La coalición UNEN es otra promesa política e institucional que deberá consolidar su unidad y hacer más visible su programa, de raíz progresista. La abundancia de precandidatos (los radicales Cobos y Sanz, el socialista Binner y Elisa Carrió) puede ser una ventaja, si prevalece el espíritu de equipo, o un perjuicio, si se impone el personalismo.

Macri y su partido mantienen una sólida posición en la ciudad de Buenos Aires y un buen caudal de apoyo en Santa Fe, pero su implantación es lenta en el resto del país. Será difícil conservar la calidad de la gestión porteña y, al mismo tiempo, ofrecerla como modelo a las provincias.

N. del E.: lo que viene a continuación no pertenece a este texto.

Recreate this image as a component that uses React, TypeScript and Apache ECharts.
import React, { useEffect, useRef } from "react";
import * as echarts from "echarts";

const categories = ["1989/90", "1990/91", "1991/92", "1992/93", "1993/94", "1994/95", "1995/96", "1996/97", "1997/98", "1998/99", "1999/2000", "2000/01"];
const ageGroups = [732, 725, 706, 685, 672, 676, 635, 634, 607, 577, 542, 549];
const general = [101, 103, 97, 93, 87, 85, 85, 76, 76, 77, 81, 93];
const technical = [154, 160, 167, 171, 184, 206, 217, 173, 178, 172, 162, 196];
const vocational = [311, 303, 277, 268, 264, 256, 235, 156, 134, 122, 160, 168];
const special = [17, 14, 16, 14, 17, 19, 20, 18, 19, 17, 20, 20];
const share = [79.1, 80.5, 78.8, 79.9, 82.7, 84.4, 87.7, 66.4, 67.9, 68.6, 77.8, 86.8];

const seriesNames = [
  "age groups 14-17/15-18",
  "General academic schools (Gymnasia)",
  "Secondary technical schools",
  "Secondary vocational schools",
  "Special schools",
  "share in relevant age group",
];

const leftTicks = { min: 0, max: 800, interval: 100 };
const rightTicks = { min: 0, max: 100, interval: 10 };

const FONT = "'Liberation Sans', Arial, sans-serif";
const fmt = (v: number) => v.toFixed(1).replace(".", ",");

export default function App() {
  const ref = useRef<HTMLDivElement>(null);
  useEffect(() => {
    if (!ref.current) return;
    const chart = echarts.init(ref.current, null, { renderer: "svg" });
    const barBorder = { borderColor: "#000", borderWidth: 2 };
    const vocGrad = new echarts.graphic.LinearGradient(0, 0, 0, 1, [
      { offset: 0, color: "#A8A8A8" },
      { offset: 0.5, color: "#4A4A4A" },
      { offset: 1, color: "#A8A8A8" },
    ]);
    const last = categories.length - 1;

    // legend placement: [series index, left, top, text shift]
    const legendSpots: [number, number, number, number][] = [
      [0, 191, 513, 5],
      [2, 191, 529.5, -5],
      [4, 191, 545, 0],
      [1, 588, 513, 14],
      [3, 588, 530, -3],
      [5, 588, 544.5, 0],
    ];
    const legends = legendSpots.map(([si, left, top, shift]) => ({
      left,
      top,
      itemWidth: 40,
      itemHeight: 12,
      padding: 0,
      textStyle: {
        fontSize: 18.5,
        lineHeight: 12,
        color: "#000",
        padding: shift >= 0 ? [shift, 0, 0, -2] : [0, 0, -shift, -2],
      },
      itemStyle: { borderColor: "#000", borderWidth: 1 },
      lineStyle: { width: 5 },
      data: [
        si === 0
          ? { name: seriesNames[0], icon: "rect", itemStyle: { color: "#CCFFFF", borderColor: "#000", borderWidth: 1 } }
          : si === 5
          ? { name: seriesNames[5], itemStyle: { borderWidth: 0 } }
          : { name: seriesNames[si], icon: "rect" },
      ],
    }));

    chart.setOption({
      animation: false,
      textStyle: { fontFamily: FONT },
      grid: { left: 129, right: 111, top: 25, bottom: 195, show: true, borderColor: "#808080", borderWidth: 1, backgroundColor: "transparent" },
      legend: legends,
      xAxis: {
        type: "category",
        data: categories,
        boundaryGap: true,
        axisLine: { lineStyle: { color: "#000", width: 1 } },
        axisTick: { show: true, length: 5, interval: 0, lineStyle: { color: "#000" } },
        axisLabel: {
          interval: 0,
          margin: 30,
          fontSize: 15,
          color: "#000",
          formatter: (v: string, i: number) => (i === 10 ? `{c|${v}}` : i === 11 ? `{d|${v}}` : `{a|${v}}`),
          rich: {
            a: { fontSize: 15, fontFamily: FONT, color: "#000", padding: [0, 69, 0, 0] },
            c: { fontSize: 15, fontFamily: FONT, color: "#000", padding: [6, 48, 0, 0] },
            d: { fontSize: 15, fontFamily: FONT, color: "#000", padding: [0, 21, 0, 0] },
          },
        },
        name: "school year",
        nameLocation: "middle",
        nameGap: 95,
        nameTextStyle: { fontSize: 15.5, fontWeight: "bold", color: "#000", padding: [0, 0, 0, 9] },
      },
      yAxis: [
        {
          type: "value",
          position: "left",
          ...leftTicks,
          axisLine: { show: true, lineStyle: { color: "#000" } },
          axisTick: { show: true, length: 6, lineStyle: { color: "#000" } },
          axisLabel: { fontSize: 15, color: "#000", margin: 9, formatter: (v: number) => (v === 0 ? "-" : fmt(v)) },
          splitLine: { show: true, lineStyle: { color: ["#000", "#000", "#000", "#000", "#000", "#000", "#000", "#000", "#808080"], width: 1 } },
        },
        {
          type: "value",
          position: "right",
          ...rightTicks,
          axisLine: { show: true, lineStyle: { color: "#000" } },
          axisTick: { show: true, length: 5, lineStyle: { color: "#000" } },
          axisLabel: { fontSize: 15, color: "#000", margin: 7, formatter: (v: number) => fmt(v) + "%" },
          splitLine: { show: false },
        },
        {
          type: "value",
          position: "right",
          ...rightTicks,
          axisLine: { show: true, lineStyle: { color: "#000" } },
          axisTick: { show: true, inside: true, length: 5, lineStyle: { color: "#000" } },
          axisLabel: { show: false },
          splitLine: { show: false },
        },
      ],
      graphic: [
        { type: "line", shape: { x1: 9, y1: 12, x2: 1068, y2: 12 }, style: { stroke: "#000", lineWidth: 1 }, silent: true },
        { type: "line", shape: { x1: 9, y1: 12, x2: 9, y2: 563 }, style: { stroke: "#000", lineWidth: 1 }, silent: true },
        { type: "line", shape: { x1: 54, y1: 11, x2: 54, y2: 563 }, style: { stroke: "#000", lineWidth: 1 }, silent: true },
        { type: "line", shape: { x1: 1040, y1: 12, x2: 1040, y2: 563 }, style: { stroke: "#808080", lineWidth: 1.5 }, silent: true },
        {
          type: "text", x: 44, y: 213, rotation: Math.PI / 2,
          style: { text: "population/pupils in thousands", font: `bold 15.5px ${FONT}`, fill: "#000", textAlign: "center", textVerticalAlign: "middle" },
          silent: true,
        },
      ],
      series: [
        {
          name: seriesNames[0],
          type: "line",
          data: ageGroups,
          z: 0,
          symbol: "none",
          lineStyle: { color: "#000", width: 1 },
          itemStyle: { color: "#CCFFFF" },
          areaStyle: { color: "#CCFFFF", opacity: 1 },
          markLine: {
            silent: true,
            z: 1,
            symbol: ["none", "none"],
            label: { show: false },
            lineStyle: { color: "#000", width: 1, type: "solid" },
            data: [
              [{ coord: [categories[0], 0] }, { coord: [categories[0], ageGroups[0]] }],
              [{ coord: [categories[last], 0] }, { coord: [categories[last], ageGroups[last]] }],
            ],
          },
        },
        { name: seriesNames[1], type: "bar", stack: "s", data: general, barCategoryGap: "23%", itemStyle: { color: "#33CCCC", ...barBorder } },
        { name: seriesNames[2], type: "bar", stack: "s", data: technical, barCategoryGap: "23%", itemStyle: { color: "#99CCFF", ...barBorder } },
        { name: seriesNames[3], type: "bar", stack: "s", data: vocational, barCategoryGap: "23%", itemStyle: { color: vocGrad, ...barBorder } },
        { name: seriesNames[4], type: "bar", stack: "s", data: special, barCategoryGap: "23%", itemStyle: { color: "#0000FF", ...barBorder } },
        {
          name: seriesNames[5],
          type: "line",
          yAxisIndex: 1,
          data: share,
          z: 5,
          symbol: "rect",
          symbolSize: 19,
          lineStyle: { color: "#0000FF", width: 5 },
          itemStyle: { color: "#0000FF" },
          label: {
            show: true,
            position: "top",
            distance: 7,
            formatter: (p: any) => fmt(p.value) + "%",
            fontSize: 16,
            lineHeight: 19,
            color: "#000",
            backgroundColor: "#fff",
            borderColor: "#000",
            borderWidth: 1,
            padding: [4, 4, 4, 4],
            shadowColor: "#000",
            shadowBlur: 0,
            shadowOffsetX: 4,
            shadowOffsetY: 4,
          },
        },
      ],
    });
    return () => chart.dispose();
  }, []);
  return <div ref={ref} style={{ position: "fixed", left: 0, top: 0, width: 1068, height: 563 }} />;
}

El Partido Obrero procura ser fiel a su nombre, crece limpiamente en sindicatos y universidades, pero le resulta arduo franquear las barreras de la clase media.

¿Qué podemos esperar de esta oposición? En primer lugar, que salga de su ensimismamiento y conforme, a partir del 10 de diciembre, una mesa de coordinación y unidad en el nuevo Congreso capaz de refutar los proyectos indeseables del oficialismo. Después, que consolide liderazgos reconocibles y programas superadores. La campaña 2014-2015 tocará a todas las puertas y se dirimirá, probablemente, entre la obstinación del populismo criollo y la reinvención de una socialdemocracia a la argentina.

La simulación de candidaturas y porcentajes nos lleva a pronunciar una palabra inevitable: ballottage. Nos anuncia fragmentación y no descarta ningún escenario.

Para evitarla, habrá que hablar de coaliciones o alianzas, y aun así, nada es seguro. A y E, en principio, no se pueden aliar con nadie. B, C y D podrían, en teoría, formar una gran (y estrictamente improbable) coalición. Sólo nos quedan C y D, que hoy se miran con recelo, pero que mañana podrían reunirse. Son menos diferentes de lo que creen.

La política argentina, atada al carro del peronismo, podría darnos una sorpresa en 2015.